Problem:
Word for word, transcribe the lines below and drop the pictures.

________

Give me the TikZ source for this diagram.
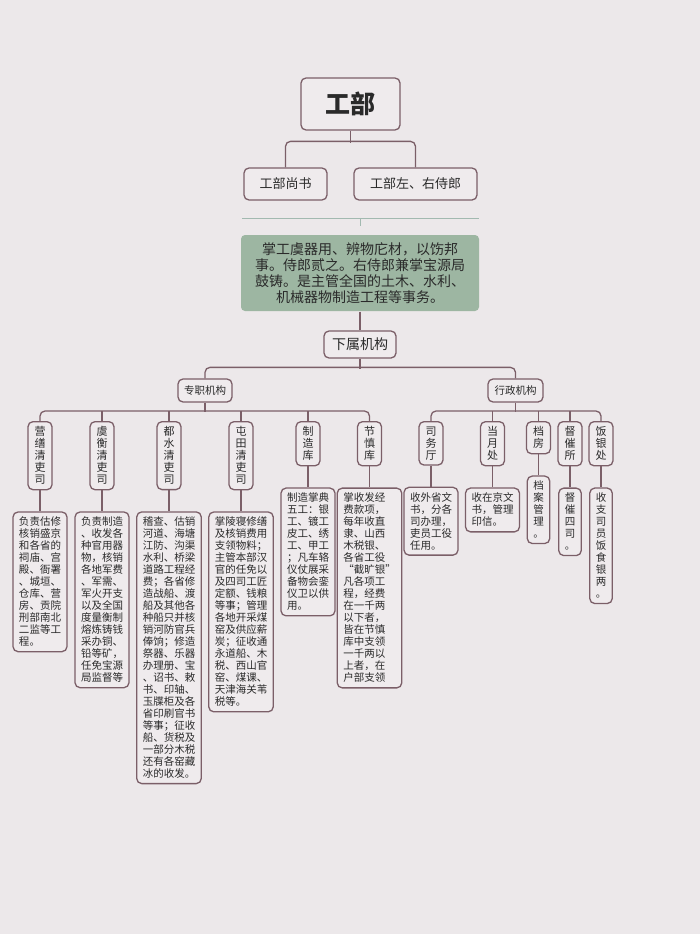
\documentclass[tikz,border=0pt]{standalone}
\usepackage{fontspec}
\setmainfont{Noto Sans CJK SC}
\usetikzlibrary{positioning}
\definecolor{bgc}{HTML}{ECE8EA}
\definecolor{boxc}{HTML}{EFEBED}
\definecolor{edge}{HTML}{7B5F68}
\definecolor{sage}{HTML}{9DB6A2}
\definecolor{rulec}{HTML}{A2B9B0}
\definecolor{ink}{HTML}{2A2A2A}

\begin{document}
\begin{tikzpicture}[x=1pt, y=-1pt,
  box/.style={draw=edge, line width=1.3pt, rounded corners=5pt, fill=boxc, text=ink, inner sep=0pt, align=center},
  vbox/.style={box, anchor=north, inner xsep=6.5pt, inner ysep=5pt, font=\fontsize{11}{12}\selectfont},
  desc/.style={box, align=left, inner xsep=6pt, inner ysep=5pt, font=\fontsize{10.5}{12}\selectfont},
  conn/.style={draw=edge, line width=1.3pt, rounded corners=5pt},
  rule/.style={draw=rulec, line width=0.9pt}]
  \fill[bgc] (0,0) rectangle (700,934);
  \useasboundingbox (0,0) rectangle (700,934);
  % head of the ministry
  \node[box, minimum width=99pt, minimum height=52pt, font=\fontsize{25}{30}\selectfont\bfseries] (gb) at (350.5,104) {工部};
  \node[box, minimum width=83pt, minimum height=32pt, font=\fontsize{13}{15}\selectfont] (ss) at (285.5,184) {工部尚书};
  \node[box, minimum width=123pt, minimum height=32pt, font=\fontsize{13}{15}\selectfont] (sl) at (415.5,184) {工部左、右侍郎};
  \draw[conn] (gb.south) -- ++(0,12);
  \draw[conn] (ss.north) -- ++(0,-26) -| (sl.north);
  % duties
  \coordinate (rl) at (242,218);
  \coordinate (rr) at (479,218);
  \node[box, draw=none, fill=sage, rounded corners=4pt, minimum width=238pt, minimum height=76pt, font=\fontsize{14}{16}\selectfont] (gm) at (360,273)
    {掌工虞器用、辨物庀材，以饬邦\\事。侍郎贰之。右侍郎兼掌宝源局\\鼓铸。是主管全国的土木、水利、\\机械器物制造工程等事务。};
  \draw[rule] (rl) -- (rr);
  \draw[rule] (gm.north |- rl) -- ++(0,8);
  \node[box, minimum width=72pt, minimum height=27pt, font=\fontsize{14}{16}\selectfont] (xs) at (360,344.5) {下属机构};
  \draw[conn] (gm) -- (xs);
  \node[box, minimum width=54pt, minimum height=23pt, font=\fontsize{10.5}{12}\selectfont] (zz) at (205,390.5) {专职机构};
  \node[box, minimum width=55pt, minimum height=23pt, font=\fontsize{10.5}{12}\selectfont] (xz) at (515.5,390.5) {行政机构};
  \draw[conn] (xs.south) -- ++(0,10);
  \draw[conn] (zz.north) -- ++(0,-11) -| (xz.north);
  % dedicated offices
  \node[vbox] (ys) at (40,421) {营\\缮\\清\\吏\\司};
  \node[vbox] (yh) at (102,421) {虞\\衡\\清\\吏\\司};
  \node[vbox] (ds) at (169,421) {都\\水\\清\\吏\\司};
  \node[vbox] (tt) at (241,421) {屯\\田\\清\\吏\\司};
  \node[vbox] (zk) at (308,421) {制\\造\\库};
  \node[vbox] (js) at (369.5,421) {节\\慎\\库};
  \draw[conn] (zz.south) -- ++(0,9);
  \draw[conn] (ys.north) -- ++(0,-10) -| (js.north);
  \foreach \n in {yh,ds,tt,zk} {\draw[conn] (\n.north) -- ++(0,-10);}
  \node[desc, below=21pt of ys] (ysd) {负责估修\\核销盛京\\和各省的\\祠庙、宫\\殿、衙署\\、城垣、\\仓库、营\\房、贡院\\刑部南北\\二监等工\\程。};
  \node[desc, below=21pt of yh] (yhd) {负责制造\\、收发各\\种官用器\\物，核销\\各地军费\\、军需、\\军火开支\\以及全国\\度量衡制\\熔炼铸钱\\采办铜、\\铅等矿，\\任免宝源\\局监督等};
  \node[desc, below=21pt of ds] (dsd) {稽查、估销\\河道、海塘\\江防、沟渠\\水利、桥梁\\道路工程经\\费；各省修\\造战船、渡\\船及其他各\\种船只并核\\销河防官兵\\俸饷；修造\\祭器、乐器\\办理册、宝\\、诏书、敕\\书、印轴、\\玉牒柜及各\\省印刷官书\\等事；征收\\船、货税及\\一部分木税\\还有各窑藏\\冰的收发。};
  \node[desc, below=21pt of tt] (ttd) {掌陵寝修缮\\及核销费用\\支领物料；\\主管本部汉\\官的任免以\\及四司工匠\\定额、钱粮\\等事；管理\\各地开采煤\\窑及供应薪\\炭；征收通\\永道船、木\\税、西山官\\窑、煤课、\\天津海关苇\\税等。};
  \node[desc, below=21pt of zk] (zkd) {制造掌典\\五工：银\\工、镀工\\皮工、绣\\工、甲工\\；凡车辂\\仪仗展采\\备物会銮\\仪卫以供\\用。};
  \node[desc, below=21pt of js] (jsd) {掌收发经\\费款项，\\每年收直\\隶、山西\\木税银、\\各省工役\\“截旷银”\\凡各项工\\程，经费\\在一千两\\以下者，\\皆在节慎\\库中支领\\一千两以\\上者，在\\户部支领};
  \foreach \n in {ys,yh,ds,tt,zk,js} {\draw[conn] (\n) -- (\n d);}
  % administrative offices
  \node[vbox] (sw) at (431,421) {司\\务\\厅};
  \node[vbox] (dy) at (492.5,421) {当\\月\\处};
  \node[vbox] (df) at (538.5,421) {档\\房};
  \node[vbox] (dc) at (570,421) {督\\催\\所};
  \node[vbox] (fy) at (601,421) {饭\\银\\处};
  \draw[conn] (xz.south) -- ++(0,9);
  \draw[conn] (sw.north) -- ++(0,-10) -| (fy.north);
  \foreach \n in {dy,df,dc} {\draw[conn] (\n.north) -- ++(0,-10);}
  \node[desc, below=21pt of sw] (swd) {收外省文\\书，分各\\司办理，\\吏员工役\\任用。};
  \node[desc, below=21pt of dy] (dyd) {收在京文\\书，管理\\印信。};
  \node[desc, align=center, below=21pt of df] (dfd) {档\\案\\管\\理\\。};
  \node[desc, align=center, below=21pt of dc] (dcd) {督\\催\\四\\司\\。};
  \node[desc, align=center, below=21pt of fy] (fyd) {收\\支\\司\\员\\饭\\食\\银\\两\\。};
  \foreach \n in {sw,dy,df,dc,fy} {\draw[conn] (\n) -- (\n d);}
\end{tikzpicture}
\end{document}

________

Output of the exercise:
Give me the TikZ source for this diagram.
\documentclass[tikz,border=0pt]{standalone}
\usepackage{fontspec}
\setmainfont{Noto Sans CJK SC}
\usetikzlibrary{positioning}
\definecolor{bgc}{HTML}{ECE8EA}
\definecolor{boxc}{HTML}{EFEBED}
\definecolor{edge}{HTML}{7B5F68}
\definecolor{sage}{HTML}{9DB6A2}
\definecolor{rulec}{HTML}{A2B9B0}
\definecolor{ink}{HTML}{2A2A2A}

\begin{document}
\begin{tikzpicture}[x=1pt, y=-1pt,
  box/.style={draw=edge, line width=1.3pt, rounded corners=5pt, fill=boxc, text=ink, inner sep=0pt, align=center},
  vbox/.style={box, anchor=north, inner xsep=6.5pt, inner ysep=5pt, font=\fontsize{11}{12}\selectfont},
  desc/.style={box, align=left, inner xsep=6pt, inner ysep=5pt, font=\fontsize{10.5}{12}\selectfont},
  conn/.style={draw=edge, line width=1.3pt, rounded corners=5pt},
  rule/.style={draw=rulec, line width=0.9pt}]
  \fill[bgc] (0,0) rectangle (700,934);
  \useasboundingbox (0,0) rectangle (700,934);
  % head of the ministry
  \node[box, minimum width=99pt, minimum height=52pt, font=\fontsize{25}{30}\selectfont\bfseries] (gb) at (350.5,104) {工部};
  \node[box, minimum width=83pt, minimum height=32pt, font=\fontsize{13}{15}\selectfont] (ss) at (285.5,184) {工部尚书};
  \node[box, minimum width=123pt, minimum height=32pt, font=\fontsize{13}{15}\selectfont] (sl) at (415.5,184) {工部左、右侍郎};
  \draw[conn] (gb.south) -- ++(0,12);
  \draw[conn] (ss.north) -- ++(0,-26) -| (sl.north);
  % duties
  \coordinate (rl) at (242,218);
  \coordinate (rr) at (479,218);
  \node[box, draw=none, fill=sage, rounded corners=4pt, minimum width=238pt, minimum height=76pt, font=\fontsize{14}{16}\selectfont] (gm) at (360,273)
    {掌工虞器用、辨物庀材，以饬邦\\事。侍郎贰之。右侍郎兼掌宝源局\\鼓铸。是主管全国的土木、水利、\\机械器物制造工程等事务。};
  \draw[rule] (rl) -- (rr);
  \draw[rule] (gm.north |- rl) -- ++(0,8);
  \node[box, minimum width=72pt, minimum height=27pt, font=\fontsize{14}{16}\selectfont] (xs) at (360,344.5) {下属机构};
  \draw[conn] (gm) -- (xs);
  \node[box, minimum width=54pt, minimum height=23pt, font=\fontsize{10.5}{12}\selectfont] (zz) at (205,390.5) {专职机构};
  \node[box, minimum width=55pt, minimum height=23pt, font=\fontsize{10.5}{12}\selectfont] (xz) at (515.5,390.5) {行政机构};
  \draw[conn] (xs.south) -- ++(0,10);
  \draw[conn] (zz.north) -- ++(0,-11) -| (xz.north);
  % dedicated offices
  \node[vbox] (ys) at (40,421) {营\\缮\\清\\吏\\司};
  \node[vbox] (yh) at (102,421) {虞\\衡\\清\\吏\\司};
  \node[vbox] (ds) at (169,421) {都\\水\\清\\吏\\司};
  \node[vbox] (tt) at (241,421) {屯\\田\\清\\吏\\司};
  \node[vbox] (zk) at (308,421) {制\\造\\库};
  \node[vbox] (js) at (369.5,421) {节\\慎\\库};
  \draw[conn] (zz.south) -- ++(0,9);
  \draw[conn] (ys.north) -- ++(0,-10) -| (js.north);
  \foreach \n in {yh,ds,tt,zk} {\draw[conn] (\n.north) -- ++(0,-10);}
  \node[desc, below=21pt of ys] (ysd) {负责估修\\核销盛京\\和各省的\\祠庙、宫\\殿、衙署\\、城垣、\\仓库、营\\房、贡院\\刑部南北\\二监等工\\程。};
  \node[desc, below=21pt of yh] (yhd) {负责制造\\、收发各\\种官用器\\物，核销\\各地军费\\、军需、\\军火开支\\以及全国\\度量衡制\\熔炼铸钱\\采办铜、\\铅等矿，\\任免宝源\\局监督等};
  \node[desc, below=21pt of ds] (dsd) {稽查、估销\\河道、海塘\\江防、沟渠\\水利、桥梁\\道路工程经\\费；各省修\\造战船、渡\\船及其他各\\种船只并核\\销河防官兵\\俸饷；修造\\祭器、乐器\\办理册、宝\\、诏书、敕\\书、印轴、\\玉牒柜及各\\省印刷官书\\等事；征收\\船、货税及\\一部分木税\\还有各窑藏\\冰的收发。};
  \node[desc, below=21pt of tt] (ttd) {掌陵寝修缮\\及核销费用\\支领物料；\\主管本部汉\\官的任免以\\及四司工匠\\定额、钱粮\\等事；管理\\各地开采煤\\窑及供应薪\\炭；征收通\\永道船、木\\税、西山官\\窑、煤课、\\天津海关苇\\税等。};
  \node[desc, below=21pt of zk] (zkd) {制造掌典\\五工：银\\工、镀工\\皮工、绣\\工、甲工\\；凡车辂\\仪仗展采\\备物会銮\\仪卫以供\\用。};
  \node[desc, below=21pt of js] (jsd) {掌收发经\\费款项，\\每年收直\\隶、山西\\木税银、\\各省工役\\“截旷银”\\凡各项工\\程，经费\\在一千两\\以下者，\\皆在节慎\\库中支领\\一千两以\\上者，在\\户部支领};
  \foreach \n in {ys,yh,ds,tt,zk,js} {\draw[conn] (\n) -- (\n d);}
  % administrative offices
  \node[vbox] (sw) at (431,421) {司\\务\\厅};
  \node[vbox] (dy) at (492.5,421) {当\\月\\处};
  \node[vbox] (df) at (538.5,421) {档\\房};
  \node[vbox] (dc) at (570,421) {督\\催\\所};
  \node[vbox] (fy) at (601,421) {饭\\银\\处};
  \draw[conn] (xz.south) -- ++(0,9);
  \draw[conn] (sw.north) -- ++(0,-10) -| (fy.north);
  \foreach \n in {dy,df,dc} {\draw[conn] (\n.north) -- ++(0,-10);}
  \node[desc, below=21pt of sw] (swd) {收外省文\\书，分各\\司办理，\\吏员工役\\任用。};
  \node[desc, below=21pt of dy] (dyd) {收在京文\\书，管理\\印信。};
  \node[desc, align=center, below=21pt of df] (dfd) {档\\案\\管\\理\\。};
  \node[desc, align=center, below=21pt of dc] (dcd) {督\\催\\四\\司\\。};
  \node[desc, align=center, below=21pt of fy] (fyd) {收\\支\\司\\员\\饭\\食\\银\\两\\。};
  \foreach \n in {sw,dy,df,dc,fy} {\draw[conn] (\n) -- (\n d);}
\end{tikzpicture}
\end{document}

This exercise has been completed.